Environmental problems such as climate change, pollution and associated health concerns are frequently labelled human rights issues, yet despite the prevalence of human rights in both academic and public discussion on environmental degradation, international policy has yet to address the well-researched and accepted link between natural disaster, environmental destruction and human trafficking. We know that human-produced climate change exacerbates natural disasters like Typhoon Yolanda, irreversibly changing ecosystems and destabilising our environments. We also know that our demand for products from these environments is contributing to mass ecocide, yet a global response is lacking.

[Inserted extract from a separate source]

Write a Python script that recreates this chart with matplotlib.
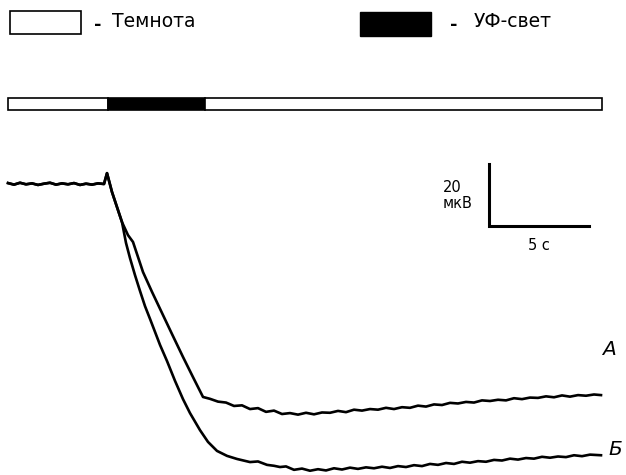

Fortunately, we also know that these links between environmental destruction and consumer demand do lead to hope for anti-trafficking efforts and environmental activists. “Going green” is more than just a trend. With a growing ethical-consumer movement, products such as the Fairphone, Fairtrade initiatives and apps such as NotMyStyle mean consumers can be confident that at least some of the goods they buy and use on a daily basis are slave-free.

But is this good enough? The answer has to be “no.” We must keep pushing for international policy implementation to guard against slavery and environmental destruction in supply chains. In an increasingly globalised world, it’s unacceptable that there are just one or two alternatives to slave-produced and environmentally-damaging goods. Consumers should rightly expect and be confident that their shopping habits aren’t contributing to exploitation in global supply chains.